Llegados a este punto, el teólogo madrileño levantó los ojos de sus apuntes: «Lo que voy a leer es lo que más me interesa deciros», y quiso decirlo con palabras de don Giussani: «Cristo resucitado es el primer y fundamental acontecimiento en el cual el punto de fuga se convierte en experiencia para el hombre (...). Como en una realidad donde el punto de fuga indica un más allá, algo que está más allá, ese más allá se ha hecho carne y hueso, por eso Cristo resucitado es precisamente la primera experiencia de Dios hecho carne y hueso. El contenido del punto de fuga se ha hecho experiencia para el hombre». Hay un canto español, La Sevillana del adiós, que habla de una barca que se hace cada vez más pequeña en el horizonte: don Giussani la comentaba al contrario, para explicar la novedad del cristianismo, un punto que asoma en el horizonte inalcanzable y se hace cada vez más visible y cercano, hasta alcanzar la fisicidad de un hombre que baja de la barca, y «el hombre que espera abraza al hombre que llega desde el enigmático y antes ignoto horizonte». Todo en esta relación se hace nuevo, es decir, adquiere su verdadera naturaleza. ¿La alternativa? La confusión de la «nada presente». Sin embargo, el cristianismo, explica Prades, puede documentar las consecuencias de la experiencia del encuentro con Cristo: una diferencia humana que atrae, una autoconciencia del hombre que llega a concebir la vida como ofrecimiento de sí, una compañía humana o un “pueblo nuevo” que es la gran obra de Dios en el mundo, la experiencia del Infinito como misericordia, como perdón, incluso cuando a veces nos reducirnos «como perros que orinan junto a las plantas». «¿Pero la historia del cristianismo es una historia universal?», es decir, ¿tiene que ver con la naturaleza del hombre, como intenta decir el Meeting de este año, o se trata de una historia particular, relatada con entusiasmo incluso, pero que no se puede proponer a todos? El cristianismo «¿conviene realmente a todos los hombres?», preguntó y se preguntó Prades al abordar la última y más dura subida de su etapa pirenaica.

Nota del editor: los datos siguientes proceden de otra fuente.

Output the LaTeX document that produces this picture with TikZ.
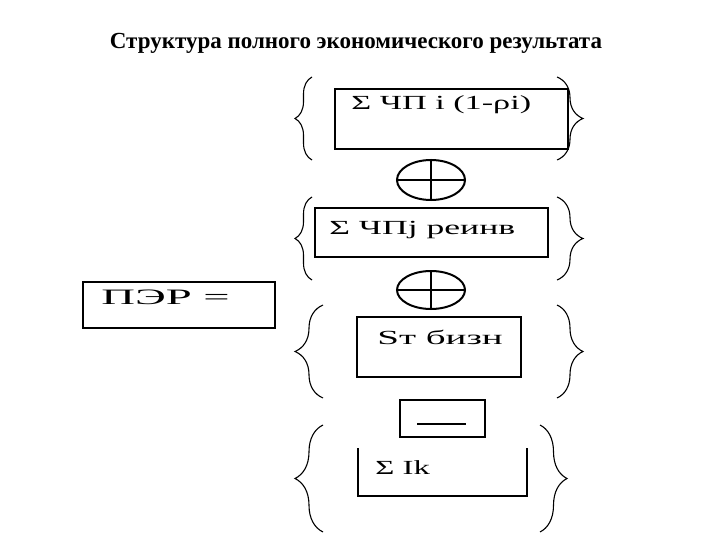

Porque este es el espacio que todo poder cultural (y también político) está dispuesto a reservar al cristianismo: los muros de la casa y de la iglesia, un leve asociacionismo social que supla las carencias estatales y, si quieren, hasta un partido católico. (Estas notas son del redactor, que las justifica en el pasaje en que Prades nos acusa a los cristianos de aceptar «esta mirada reducida sobre nosotros mismos, como si la experiencia que hemos encontrado no tuviera la fuerza necesaria para cambiar la comprensión de lo humano»). Es el desafío de la fe que se hace cultura, que tiene como primera responsabilidad la de «vivir la novedad de vida que ha alcanzado» y por tanto «profundizar en una reflexión sistemática y crítica sobre sus razones», para ver si tiene «la dignidad necesaria para compararse con las conquistas de las ciencias naturales y sociales». El trabajo que esta comparación supone es enorme, ha implicado a la Iglesia durante dos mil años, y abraza cualquier problemática posible.

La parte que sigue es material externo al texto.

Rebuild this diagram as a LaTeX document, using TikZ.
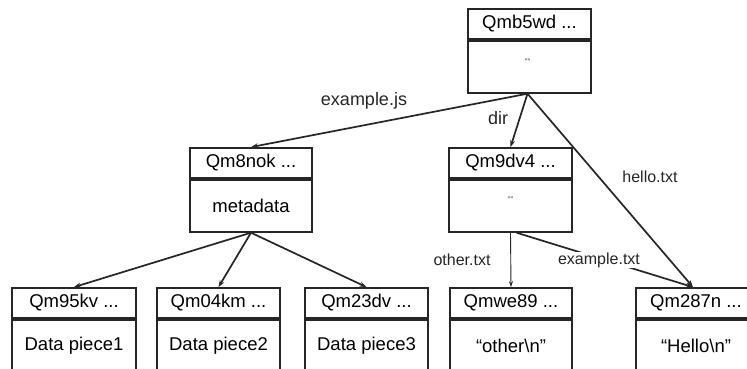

Prades quiso referirse a tres cuestiones antropológicas fundamentales, deteniéndose sólo en la primera de ellas: el hombre como unidad de cuerpo y alma, como hombre y mujer, y como individuo y sociedad. Estos tres rasgos inconfundibles e ineliminables de nuestra experiencia nos documentan que somos “hijos de Dios”. Son los tres puntos sobre los cuales las objeciones de la cultura contemporánea se hacen radicales. Prades sólo tomó en consideración el primer enigma, la unidad dual de materia y espíritu para refutar el modelo científico naturalista actual que, tras las tentaciones espiritualistas, ha vuelto a una solución del enigma que en realidad más que resolverlo lo disuelve: frente a la incapacidad de unir materia y espíritu, elimina a uno de los dos e intenta resolver las indiscutibles actividades intelectuales a las que asiste a una “pila de neuronas”. Quien hace esto, señaló Prades, apoyando su reflexión en la autoridad de neurocientíficos, filósofos y en la experiencia del hombre común, se equivoca tres veces: no se da cuenta (y por tanto no da cuenta) de la diferencia entre el cuerpo humano y cualquier otro cuerpo existente en la naturaleza; no capta la sorprendente interacción entre los procesos materiales, corporales y lo actos espirituales; pero sobre todo elimina al sujeto que piensa y teoriza que no existe reduciéndose a un «objeto que se ignora a sí mismo». Mucha fatiga, mucho progreso científico, mucha investigación – comentó Prades amargamente – para no ir más allá de Nietzsche: «El hombre no puede ser considerado responsable de nada». Pero la nada no es una vía de salida del enigma, porque la pregunta vuelve a proponerse, como en las canciones de Los Secretos, un grupo de la movida madrileña de los años ochenta: «Algo tiene que existir distinto a lo que vi en cada esquina». A la vuelta de la esquina, te puedes encontrar a un profesor como Prades.